** START OF Source material **

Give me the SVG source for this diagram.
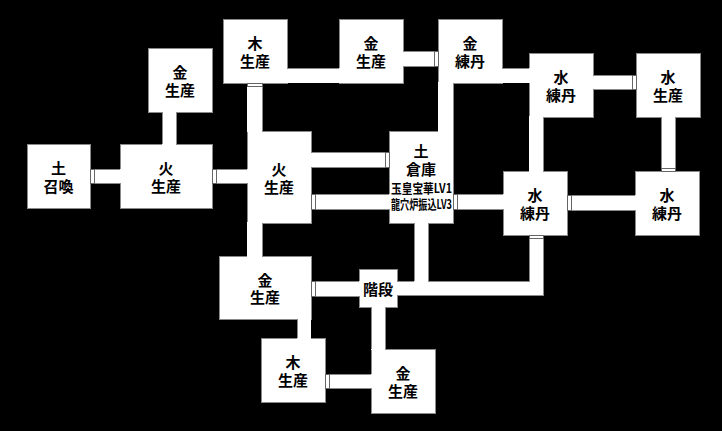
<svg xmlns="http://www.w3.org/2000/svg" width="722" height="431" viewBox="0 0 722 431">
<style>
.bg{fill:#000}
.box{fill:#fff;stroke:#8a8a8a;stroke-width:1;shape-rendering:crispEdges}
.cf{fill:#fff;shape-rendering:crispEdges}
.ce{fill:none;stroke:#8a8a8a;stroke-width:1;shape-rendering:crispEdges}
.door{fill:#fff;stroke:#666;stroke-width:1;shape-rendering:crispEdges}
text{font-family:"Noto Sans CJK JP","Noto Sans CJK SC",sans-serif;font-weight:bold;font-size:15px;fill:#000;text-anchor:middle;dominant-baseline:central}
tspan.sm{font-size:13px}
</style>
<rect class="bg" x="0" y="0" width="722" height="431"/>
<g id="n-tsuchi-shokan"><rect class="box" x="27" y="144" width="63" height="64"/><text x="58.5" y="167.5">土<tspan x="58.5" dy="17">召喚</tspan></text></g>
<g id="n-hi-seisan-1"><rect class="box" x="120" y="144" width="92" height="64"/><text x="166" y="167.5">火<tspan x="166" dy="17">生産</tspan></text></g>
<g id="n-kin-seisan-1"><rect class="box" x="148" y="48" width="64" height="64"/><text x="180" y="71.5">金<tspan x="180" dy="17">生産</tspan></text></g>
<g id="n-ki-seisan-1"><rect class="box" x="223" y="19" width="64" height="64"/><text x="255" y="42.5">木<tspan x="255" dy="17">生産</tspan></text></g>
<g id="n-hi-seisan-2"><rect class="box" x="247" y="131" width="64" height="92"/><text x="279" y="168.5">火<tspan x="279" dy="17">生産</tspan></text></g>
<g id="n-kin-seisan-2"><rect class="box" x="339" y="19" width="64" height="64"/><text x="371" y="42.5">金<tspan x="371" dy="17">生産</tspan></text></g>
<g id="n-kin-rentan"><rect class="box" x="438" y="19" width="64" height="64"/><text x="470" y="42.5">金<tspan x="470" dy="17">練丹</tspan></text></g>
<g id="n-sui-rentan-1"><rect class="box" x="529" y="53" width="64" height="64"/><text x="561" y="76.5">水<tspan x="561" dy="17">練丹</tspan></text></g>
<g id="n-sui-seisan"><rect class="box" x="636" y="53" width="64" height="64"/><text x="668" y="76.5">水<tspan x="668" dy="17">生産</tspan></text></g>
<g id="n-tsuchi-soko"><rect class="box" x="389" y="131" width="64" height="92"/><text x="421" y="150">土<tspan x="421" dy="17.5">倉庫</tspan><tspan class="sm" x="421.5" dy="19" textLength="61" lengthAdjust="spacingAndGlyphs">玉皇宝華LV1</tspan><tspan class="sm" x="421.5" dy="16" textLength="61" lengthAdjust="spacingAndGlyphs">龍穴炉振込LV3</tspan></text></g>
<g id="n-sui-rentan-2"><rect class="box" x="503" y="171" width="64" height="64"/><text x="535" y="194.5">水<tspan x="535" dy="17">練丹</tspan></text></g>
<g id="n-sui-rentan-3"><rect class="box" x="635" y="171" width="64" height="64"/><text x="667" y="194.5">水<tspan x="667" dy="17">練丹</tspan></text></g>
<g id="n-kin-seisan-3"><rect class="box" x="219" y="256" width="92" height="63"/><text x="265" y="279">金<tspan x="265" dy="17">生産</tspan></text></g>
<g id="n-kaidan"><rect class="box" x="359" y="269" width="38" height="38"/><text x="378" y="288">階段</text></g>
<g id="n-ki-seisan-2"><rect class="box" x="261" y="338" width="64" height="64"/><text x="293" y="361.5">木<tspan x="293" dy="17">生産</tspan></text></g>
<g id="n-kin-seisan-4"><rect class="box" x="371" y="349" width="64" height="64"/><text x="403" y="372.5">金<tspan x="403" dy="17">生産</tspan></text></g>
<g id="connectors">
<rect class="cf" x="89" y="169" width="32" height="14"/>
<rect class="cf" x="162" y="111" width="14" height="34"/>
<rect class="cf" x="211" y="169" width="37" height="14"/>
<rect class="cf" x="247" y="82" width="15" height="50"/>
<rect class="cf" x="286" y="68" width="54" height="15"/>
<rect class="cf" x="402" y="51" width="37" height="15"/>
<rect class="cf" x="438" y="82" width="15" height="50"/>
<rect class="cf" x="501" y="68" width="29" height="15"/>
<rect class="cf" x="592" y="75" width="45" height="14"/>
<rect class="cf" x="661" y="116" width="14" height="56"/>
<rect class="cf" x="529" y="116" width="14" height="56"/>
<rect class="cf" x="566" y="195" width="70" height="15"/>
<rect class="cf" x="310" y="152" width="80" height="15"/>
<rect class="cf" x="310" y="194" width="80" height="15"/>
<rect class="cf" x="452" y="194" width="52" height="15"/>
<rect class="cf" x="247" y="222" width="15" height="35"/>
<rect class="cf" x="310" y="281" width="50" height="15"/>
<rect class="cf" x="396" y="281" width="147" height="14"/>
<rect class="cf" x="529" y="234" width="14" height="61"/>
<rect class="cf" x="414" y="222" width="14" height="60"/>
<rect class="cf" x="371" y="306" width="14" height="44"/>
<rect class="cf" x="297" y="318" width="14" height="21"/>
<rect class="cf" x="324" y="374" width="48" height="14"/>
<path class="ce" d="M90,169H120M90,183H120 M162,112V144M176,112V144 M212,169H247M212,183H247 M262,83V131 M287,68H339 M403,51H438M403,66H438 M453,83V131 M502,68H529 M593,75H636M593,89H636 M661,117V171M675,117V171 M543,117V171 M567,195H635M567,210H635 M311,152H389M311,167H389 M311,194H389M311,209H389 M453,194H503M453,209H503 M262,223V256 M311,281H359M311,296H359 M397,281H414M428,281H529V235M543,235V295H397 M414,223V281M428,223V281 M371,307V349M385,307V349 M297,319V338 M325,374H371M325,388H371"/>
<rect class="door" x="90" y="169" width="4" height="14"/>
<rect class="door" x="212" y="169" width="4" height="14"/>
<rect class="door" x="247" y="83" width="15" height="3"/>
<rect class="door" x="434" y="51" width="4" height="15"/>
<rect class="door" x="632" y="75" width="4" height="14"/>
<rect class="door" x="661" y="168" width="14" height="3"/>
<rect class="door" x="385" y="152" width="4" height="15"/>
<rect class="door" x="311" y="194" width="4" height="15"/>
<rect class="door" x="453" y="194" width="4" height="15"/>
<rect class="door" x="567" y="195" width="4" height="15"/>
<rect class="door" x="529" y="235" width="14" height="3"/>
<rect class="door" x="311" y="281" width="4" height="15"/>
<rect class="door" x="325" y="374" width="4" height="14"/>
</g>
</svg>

** END OF Source material **

Do not copy the pictures, but repeat every line exactly.

Give me the SVG source for this diagram.
<svg xmlns="http://www.w3.org/2000/svg" width="722" height="431" viewBox="0 0 722 431">
<style>
.bg{fill:#000}
.box{fill:#fff;stroke:#8a8a8a;stroke-width:1;shape-rendering:crispEdges}
.cf{fill:#fff;shape-rendering:crispEdges}
.ce{fill:none;stroke:#8a8a8a;stroke-width:1;shape-rendering:crispEdges}
.door{fill:#fff;stroke:#666;stroke-width:1;shape-rendering:crispEdges}
text{font-family:"Noto Sans CJK JP","Noto Sans CJK SC",sans-serif;font-weight:bold;font-size:15px;fill:#000;text-anchor:middle;dominant-baseline:central}
tspan.sm{font-size:13px}
</style>
<rect class="bg" x="0" y="0" width="722" height="431"/>
<g id="n-tsuchi-shokan"><rect class="box" x="27" y="144" width="63" height="64"/><text x="58.5" y="167.5">土<tspan x="58.5" dy="17">召喚</tspan></text></g>
<g id="n-hi-seisan-1"><rect class="box" x="120" y="144" width="92" height="64"/><text x="166" y="167.5">火<tspan x="166" dy="17">生産</tspan></text></g>
<g id="n-kin-seisan-1"><rect class="box" x="148" y="48" width="64" height="64"/><text x="180" y="71.5">金<tspan x="180" dy="17">生産</tspan></text></g>
<g id="n-ki-seisan-1"><rect class="box" x="223" y="19" width="64" height="64"/><text x="255" y="42.5">木<tspan x="255" dy="17">生産</tspan></text></g>
<g id="n-hi-seisan-2"><rect class="box" x="247" y="131" width="64" height="92"/><text x="279" y="168.5">火<tspan x="279" dy="17">生産</tspan></text></g>
<g id="n-kin-seisan-2"><rect class="box" x="339" y="19" width="64" height="64"/><text x="371" y="42.5">金<tspan x="371" dy="17">生産</tspan></text></g>
<g id="n-kin-rentan"><rect class="box" x="438" y="19" width="64" height="64"/><text x="470" y="42.5">金<tspan x="470" dy="17">練丹</tspan></text></g>
<g id="n-sui-rentan-1"><rect class="box" x="529" y="53" width="64" height="64"/><text x="561" y="76.5">水<tspan x="561" dy="17">練丹</tspan></text></g>
<g id="n-sui-seisan"><rect class="box" x="636" y="53" width="64" height="64"/><text x="668" y="76.5">水<tspan x="668" dy="17">生産</tspan></text></g>
<g id="n-tsuchi-soko"><rect class="box" x="389" y="131" width="64" height="92"/><text x="421" y="150">土<tspan x="421" dy="17.5">倉庫</tspan><tspan class="sm" x="421.5" dy="19" textLength="61" lengthAdjust="spacingAndGlyphs">玉皇宝華LV1</tspan><tspan class="sm" x="421.5" dy="16" textLength="61" lengthAdjust="spacingAndGlyphs">龍穴炉振込LV3</tspan></text></g>
<g id="n-sui-rentan-2"><rect class="box" x="503" y="171" width="64" height="64"/><text x="535" y="194.5">水<tspan x="535" dy="17">練丹</tspan></text></g>
<g id="n-sui-rentan-3"><rect class="box" x="635" y="171" width="64" height="64"/><text x="667" y="194.5">水<tspan x="667" dy="17">練丹</tspan></text></g>
<g id="n-kin-seisan-3"><rect class="box" x="219" y="256" width="92" height="63"/><text x="265" y="279">金<tspan x="265" dy="17">生産</tspan></text></g>
<g id="n-kaidan"><rect class="box" x="359" y="269" width="38" height="38"/><text x="378" y="288">階段</text></g>
<g id="n-ki-seisan-2"><rect class="box" x="261" y="338" width="64" height="64"/><text x="293" y="361.5">木<tspan x="293" dy="17">生産</tspan></text></g>
<g id="n-kin-seisan-4"><rect class="box" x="371" y="349" width="64" height="64"/><text x="403" y="372.5">金<tspan x="403" dy="17">生産</tspan></text></g>
<g id="connectors">
<rect class="cf" x="89" y="169" width="32" height="14"/>
<rect class="cf" x="162" y="111" width="14" height="34"/>
<rect class="cf" x="211" y="169" width="37" height="14"/>
<rect class="cf" x="247" y="82" width="15" height="50"/>
<rect class="cf" x="286" y="68" width="54" height="15"/>
<rect class="cf" x="402" y="51" width="37" height="15"/>
<rect class="cf" x="438" y="82" width="15" height="50"/>
<rect class="cf" x="501" y="68" width="29" height="15"/>
<rect class="cf" x="592" y="75" width="45" height="14"/>
<rect class="cf" x="661" y="116" width="14" height="56"/>
<rect class="cf" x="529" y="116" width="14" height="56"/>
<rect class="cf" x="566" y="195" width="70" height="15"/>
<rect class="cf" x="310" y="152" width="80" height="15"/>
<rect class="cf" x="310" y="194" width="80" height="15"/>
<rect class="cf" x="452" y="194" width="52" height="15"/>
<rect class="cf" x="247" y="222" width="15" height="35"/>
<rect class="cf" x="310" y="281" width="50" height="15"/>
<rect class="cf" x="396" y="281" width="147" height="14"/>
<rect class="cf" x="529" y="234" width="14" height="61"/>
<rect class="cf" x="414" y="222" width="14" height="60"/>
<rect class="cf" x="371" y="306" width="14" height="44"/>
<rect class="cf" x="297" y="318" width="14" height="21"/>
<rect class="cf" x="324" y="374" width="48" height="14"/>
<path class="ce" d="M90,169H120M90,183H120 M162,112V144M176,112V144 M212,169H247M212,183H247 M262,83V131 M287,68H339 M403,51H438M403,66H438 M453,83V131 M502,68H529 M593,75H636M593,89H636 M661,117V171M675,117V171 M543,117V171 M567,195H635M567,210H635 M311,152H389M311,167H389 M311,194H389M311,209H389 M453,194H503M453,209H503 M262,223V256 M311,281H359M311,296H359 M397,281H414M428,281H529V235M543,235V295H397 M414,223V281M428,223V281 M371,307V349M385,307V349 M297,319V338 M325,374H371M325,388H371"/>
<rect class="door" x="90" y="169" width="4" height="14"/>
<rect class="door" x="212" y="169" width="4" height="14"/>
<rect class="door" x="247" y="83" width="15" height="3"/>
<rect class="door" x="434" y="51" width="4" height="15"/>
<rect class="door" x="632" y="75" width="4" height="14"/>
<rect class="door" x="661" y="168" width="14" height="3"/>
<rect class="door" x="385" y="152" width="4" height="15"/>
<rect class="door" x="311" y="194" width="4" height="15"/>
<rect class="door" x="453" y="194" width="4" height="15"/>
<rect class="door" x="567" y="195" width="4" height="15"/>
<rect class="door" x="529" y="235" width="14" height="3"/>
<rect class="door" x="311" y="281" width="4" height="15"/>
<rect class="door" x="325" y="374" width="4" height="14"/>
</g>
</svg>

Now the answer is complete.